start
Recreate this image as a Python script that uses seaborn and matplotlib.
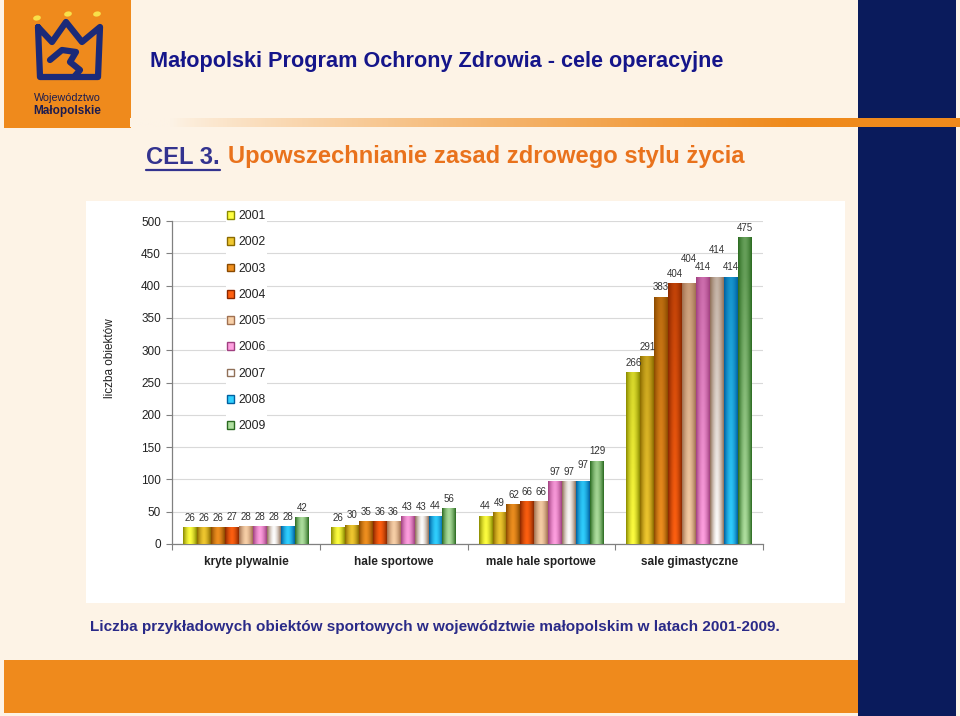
import numpy as np
import pandas as pd
import matplotlib
matplotlib.use("Agg")
import matplotlib.pyplot as plt
import seaborn as sns
from matplotlib.patches import Rectangle, Ellipse
from matplotlib.lines import Line2D
from matplotlib import font_manager as fm
from matplotlib.colors import to_rgb

# ---------------- data ----------------
categories = ["kryte plywalnie", "hale sportowe", "male hale sportowe", "sale gimastyczne"]
years = ["2001", "2002", "2003", "2004", "2005", "2006", "2007", "2008", "2009"]
v2001 = [26, 26, 44, 266]
v2002 = [26, 30, 49, 291]
v2003 = [26, 35, 62, 383]
v2004 = [27, 36, 66, 404]
v2005 = [28, 36, 66, 404]
v2006 = [28, 43, 97, 414]
v2007 = [28, 43, 97, 414]
v2008 = [28, 44, 97, 414]
v2009 = [42, 56, 129, 475]
values = [v2001, v2002, v2003, v2004, v2005, v2006, v2007, v2008, v2009]

title_text = "Małopolski Program Ochrony Zdrowia - cele operacyjne"
cel_text = "CEL 3."
goal_text = "Upowszechnianie zasad zdrowego stylu życia"
caption_text = "Liczba przykładowych obiektów sportowych w województwie małopolskim w latach 2001-2009."
ylabel_text = "liczba obiektów"

rows = []
for yi, yr in enumerate(years):
    for ci, cat in enumerate(categories):
        rows.append((cat, yr, values[yi][ci]))
df = pd.DataFrame(rows, columns=["kategoria", "rok", "liczba"])

# ---------------- style ----------------
dark_cols = ["#8a8a00", "#8a6a00", "#8a4a00", "#8a2800", "#a07050",
             "#a04080", "#907058", "#0060a0", "#2a6a20"]
light_cols = ["#ffff40", "#f0c830", "#f09020", "#ff6010", "#f8d0a8",
              "#ffa0e0", "#ffffff", "#30d0ff", "#b0e0a0"]
base_cols = ["#e0e000", "#d0a000", "#d07800", "#e04800", "#e0b080",
             "#e080c0", "#e8e0d8", "#10a0e8", "#60a040"]
# extra label lift in px for crowded labels: (category index, year index)
label_lift = {(3, 4): 15, (3, 6): 17, (2, 7): 7}

sns.set_theme(style="white")
names = {f.name for f in fm.fontManager.ttflist}
BASE = "Liberation Sans" if "Liberation Sans" in names else "DejaVu Sans"
NARROW = "Liberation Sans Narrow" if "Liberation Sans Narrow" in names else BASE
plt.rcParams["font.family"] = [BASE, "DejaVu Sans"]

W, H = 960, 716
CREAM = "#fdf3e6"
NAVY = "#0a1b5c"
ORANGE = "#ef8a1c"

fig = plt.figure(figsize=(9.6, 7.16), dpi=100, facecolor=CREAM)


def fx(x):
    return x / W


def fy(y):
    return 1 - y / H


def rect(x0, y0, x1, y1, color, z=-10):
    fig.patches.append(Rectangle((fx(x0), fy(y1)), (x1 - x0) / W, (y1 - y0) / H,
                                 transform=fig.transFigure, facecolor=color,
                                 edgecolor="none", zorder=z))


# slide decoration
rect(4, 0, 131, 128, ORANGE)
rect(858, 0, 956, 716, NAVY, z=-9)
rect(4, 660, 858, 713, ORANGE)
rect(86, 201, 845, 603, "white")

# gradient strip
axg = fig.add_axes([fx(130), fy(127), (960 - 130) / W, 9 / H])
axg.set_axis_off()
n = 400
t = np.linspace(0, 1, n)
alpha = np.clip((t - 0.05) / 0.75, 0, 1) ** 0.8
c0 = np.array(to_rgb(ORANGE))
cr = np.array(to_rgb(CREAM))
strip = cr[None, :] * (1 - alpha[:, None]) + c0[None, :] * alpha[:, None]
axg.imshow(strip[None, :, :], aspect="auto", extent=(0, 1, 0, 1))

# logo
crown = [(38, 27), (52, 42), (66, 22), (82, 42), (100, 27), (98, 77), (40, 77), (38, 27)]
fig.lines.append(Line2D([fx(p[0]) for p in crown], [fy(p[1]) for p in crown],
                        transform=fig.transFigure, color="#1b2a78", lw=4.5,
                        solid_joinstyle="round", zorder=5))
river = [(50, 60), (62, 50), (76, 52), (70, 62), (80, 70), (74, 77)]
fig.lines.append(Line2D([fx(p[0]) for p in river], [fy(p[1]) for p in river],
                        transform=fig.transFigure, color="#1b2a78", lw=4.5,
                        solid_capstyle="round", zorder=5))
for (cx, cy) in [(37, 18), (68, 14), (97, 14)]:
    fig.patches.append(Ellipse((fx(cx), fy(cy)), 8 / W, 5 / H, angle=30,
                               transform=fig.transFigure, facecolor="#f8e04a",
                               edgecolor="none", zorder=5))
lt1 = fig.text(fx(67), fy(98), "Województwo", ha="center", va="center",
               color="#1c1c50", fontsize=7)
lt2 = fig.text(fx(67), fy(111), "Małopolskie", ha="center", va="center",
               color="#1c1c50", fontsize=7, fontweight="bold")

# ---------------- chart ----------------
ax = fig.add_axes([fx(172), fy(544), (763 - 172) / W, (544 - 221) / H])
ax.set_facecolor("none")

sns.barplot(data=df, x="kategoria", y="liczba", hue="rok", order=categories,
            hue_order=years, palette=base_cols, width=0.85, gap=0,
            saturation=1, edgecolor="none", legend=False, ax=ax, zorder=2)


def gradient(dark, light, hval):
    d = np.array(to_rgb(dark))
    l = np.array(to_rgb(light))
    tt = np.linspace(0, 1, 40)
    prof = 1 - np.abs(2 * tt - 1) ** 1.6
    yy = np.linspace(0, hval, 80)
    dim = 1 - 0.55 * np.clip(yy / 420, 0, 1)
    k = prof[None, :] * dim[:, None]
    return d[None, None, :] + (l - d)[None, None, :] * k[:, :, None]


for yi, cont in enumerate(ax.containers):
    for ci, bar in enumerate(cont):
        x0 = bar.get_x()
        w = bar.get_width()
        h = bar.get_height()
        img = gradient(dark_cols[yi], light_cols[yi], h)
        im = ax.imshow(img, extent=(x0, x0 + w, 0, h), origin="lower",
                       aspect="auto", interpolation="bilinear", zorder=3)
        im.set_clip_path(bar)
        lift = label_lift.get((ci, yi), 0)
        ax.annotate(f"{h:.0f}", (x0 + w / 2, h), xytext=(0, 3 + lift * 0.72),
                    textcoords="offset points", ha="center", va="bottom",
                    fontsize=7, color="#333333", zorder=5)

ax.set_xlim(-0.5, 3.5)
ax.set_ylim(0, 500)
ax.set_yticks(range(0, 501, 50))
ax.yaxis.grid(True, color="#d9d9d9", lw=0.8)
ax.xaxis.grid(False)
ax.set_axisbelow(True)
for s in ["top", "right"]:
    ax.spines[s].set_visible(False)
for s in ["left", "bottom"]:
    ax.spines[s].set_visible(True)
    ax.spines[s].set_color("#808080")
    ax.spines[s].set_linewidth(0.9)
ax.tick_params(axis="y", left=True, length=4, width=0.8, color="#808080",
               labelsize=8.5, pad=4, labelcolor="#222222")
ax.set_xticks(range(len(categories)))
ax.set_xticklabels(categories, fontfamily=NARROW, fontweight="bold",
                   fontsize=8.5, color="#222222")
ax.set_xticks(np.arange(-0.5, len(categories), 1.0), minor=True)
ax.tick_params(axis="x", which="major", length=0, pad=9)
ax.tick_params(axis="x", which="minor", bottom=True, length=4, width=0.8,
               color="#808080")
ax.set_xlabel("")
ax.set_ylabel(ylabel_text, fontfamily=NARROW, fontsize=8.5, color="#222222")
ax.yaxis.set_label_coords((116 - 172) / 591, (544 - 358) / 323)

handles = [Rectangle((0, 0), 1, 1, facecolor=light_cols[i], edgecolor=dark_cols[i],
                     lw=1.0) for i in range(len(years))]
leg = ax.legend(handles, years, loc="upper left",
                bbox_to_anchor=(fx(226), fy(209)), bbox_transform=fig.transFigure,
                frameon=True, facecolor="white", edgecolor="none", framealpha=1,
                fontsize=8.7, handlelength=0.6, handleheight=0.6,
                handletextpad=0.35, labelspacing=1.18, borderpad=0.1,
                borderaxespad=0, fancybox=False)
for tx in leg.get_texts():
    tx.set_color("#222222")

# ---------------- slide texts ----------------
t_title = fig.text(fx(150), fy(62), title_text, family=[NARROW, "DejaVu Sans"],
                   fontweight="bold", color="#15158a", va="center", ha="left",
                   fontsize=16)
t_goal = fig.text(fx(228), fy(157), goal_text, family=[NARROW, "DejaVu Sans"],
                  fontweight="bold", color="#e9721c", va="center", ha="left",
                  fontsize=20)
t_cel = fig.text(fx(146), fy(157), cel_text, family=[NARROW, "DejaVu Sans"],
                 fontweight="bold", color="#33338f", va="center", ha="left",
                 fontsize=20)
t_cap = fig.text(fx(90), fy(627), caption_text, family=[NARROW, "DejaVu Sans"],
                 fontweight="bold", color="#2a2a88", va="center", ha="left",
                 fontsize=12)

fig.canvas.draw()
rend = fig.canvas.get_renderer()


def fit(txt, target):
    bb = txt.get_window_extent(rend)
    txt.set_fontsize(txt.get_fontsize() * target / bb.width)


fit(t_title, 572)
fit(t_goal, 515)
t_cel.set_fontsize(t_goal.get_fontsize())
fit(t_cap, 683)
fit(lt1, 66)
fit(lt2, 67)
fig.canvas.draw()
bb = t_cel.get_window_extent(rend)
fig.lines.append(Line2D([bb.x0 / W, bb.x1 / W], [fy(170), fy(170)],
                        transform=fig.transFigure, color="#33338f", lw=1.6))

fig.savefig("out.png", dpi=100, facecolor=CREAM)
end
EXERCISE DIRECTIONS:
Please take the lines from the beginning of the data above through the line holding "from matplotlib.colors import to_rgb" and transcribe them exactly, without any pictures.

RESPONSE:
Recreate this image as a Python script that uses seaborn and matplotlib.
import numpy as np
import pandas as pd
import matplotlib
matplotlib.use("Agg")
import matplotlib.pyplot as plt
import seaborn as sns
from matplotlib.patches import Rectangle, Ellipse
from matplotlib.lines import Line2D
from matplotlib import font_manager as fm
from matplotlib.colors import to_rgb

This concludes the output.